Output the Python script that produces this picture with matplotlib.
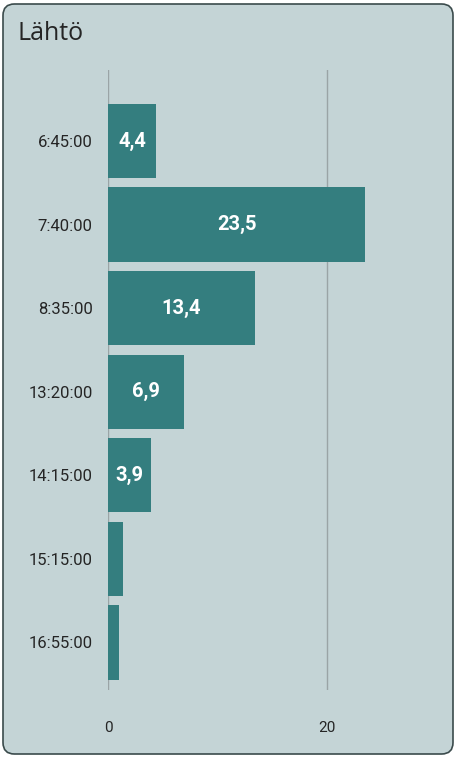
import matplotlib.pyplot as plt
from matplotlib.patches import FancyBboxPatch

# -----------------------------
# Data
# -----------------------------
departures = ["6:45:00", "7:40:00", "8:35:00", "13:20:00", "14:15:00", "15:15:00", "16:55:00"]
values = [4.4, 23.5, 13.4, 6.9, 3.9, 1.4, 1.0]
x_ticks = [0, 20]

bg = "#c4d4d6"
bar_color = "#347e7f"

fig = plt.figure(figsize=(4.56, 7.58), dpi=100)
fig.patch.set_facecolor("white")

# card background
card = FancyBboxPatch((3 / 456, 4 / 758), 450 / 456, 750 / 758,
                      boxstyle="round,pad=0,rounding_size=0.025",
                      transform=fig.transFigure, facecolor=bg,
                      edgecolor="#3b4b4c", linewidth=1.2, mutation_aspect=456 / 758,
                      zorder=-5)
fig.patches.append(card)

fig.text(18 / 456, 1 - 33 / 758, "Lähtö", fontsize=18, family="Open Sans",
         color="#252525", va="center", ha="left")

ax = fig.add_axes([108 / 456, 68 / 758, 292 / 456, 620 / 758])
ax.set_facecolor("none")
ax.set_zorder(2)

y = list(range(len(departures)))
bars = ax.barh(y, values, height=0.89, color=bar_color, zorder=3)

for yi, v in zip(y, values):
    if v >= 3:
        ax.text(v / 2, yi, f"{v:.1f}".replace(".", ","), ha="center", va="center",
                color="white", fontsize=14.5, fontweight="bold", family="Roboto", zorder=4)

ax.set_ylim(6.57, -0.85)
ax.set_xlim(0, 292 / 10.95)
ax.set_yticks(y)
ax.set_yticklabels(departures, fontsize=12, family="Roboto", color="#252525")
ax.set_xticks(x_ticks)
ax.set_xticklabels([str(t) for t in x_ticks], fontsize=11, family="Roboto", color="#252525")
ax.tick_params(length=0)
ax.tick_params(axis="y", pad=11)
ax.tick_params(axis="x", pad=22)
ax.grid(axis="x", color="#9aa4a6", linewidth=1, zorder=0)
for s in ax.spines.values():
    s.set_visible(False)

fig.savefig("out.png", dpi=100)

> WHAT YOU SHOULD DO
Reproduce the data word for word, excluding its pictures.

> SOLUTION TO THIS EXERCISE
Output the Python script that produces this picture with matplotlib.
import matplotlib.pyplot as plt
from matplotlib.patches import FancyBboxPatch

# -----------------------------
# Data
# -----------------------------
departures = ["6:45:00", "7:40:00", "8:35:00", "13:20:00", "14:15:00", "15:15:00", "16:55:00"]
values = [4.4, 23.5, 13.4, 6.9, 3.9, 1.4, 1.0]
x_ticks = [0, 20]

bg = "#c4d4d6"
bar_color = "#347e7f"

fig = plt.figure(figsize=(4.56, 7.58), dpi=100)
fig.patch.set_facecolor("white")

# card background
card = FancyBboxPatch((3 / 456, 4 / 758), 450 / 456, 750 / 758,
                      boxstyle="round,pad=0,rounding_size=0.025",
                      transform=fig.transFigure, facecolor=bg,
                      edgecolor="#3b4b4c", linewidth=1.2, mutation_aspect=456 / 758,
                      zorder=-5)
fig.patches.append(card)

fig.text(18 / 456, 1 - 33 / 758, "Lähtö", fontsize=18, family="Open Sans",
         color="#252525", va="center", ha="left")

ax = fig.add_axes([108 / 456, 68 / 758, 292 / 456, 620 / 758])
ax.set_facecolor("none")
ax.set_zorder(2)

y = list(range(len(departures)))
bars = ax.barh(y, values, height=0.89, color=bar_color, zorder=3)

for yi, v in zip(y, values):
    if v >= 3:
        ax.text(v / 2, yi, f"{v:.1f}".replace(".", ","), ha="center", va="center",
                color="white", fontsize=14.5, fontweight="bold", family="Roboto", zorder=4)

ax.set_ylim(6.57, -0.85)
ax.set_xlim(0, 292 / 10.95)
ax.set_yticks(y)
ax.set_yticklabels(departures, fontsize=12, family="Roboto", color="#252525")
ax.set_xticks(x_ticks)
ax.set_xticklabels([str(t) for t in x_ticks], fontsize=11, family="Roboto", color="#252525")
ax.tick_params(length=0)
ax.tick_params(axis="y", pad=11)
ax.tick_params(axis="x", pad=22)
ax.grid(axis="x", color="#9aa4a6", linewidth=1, zorder=0)
for s in ax.spines.values():
    s.set_visible(False)

fig.savefig("out.png", dpi=100)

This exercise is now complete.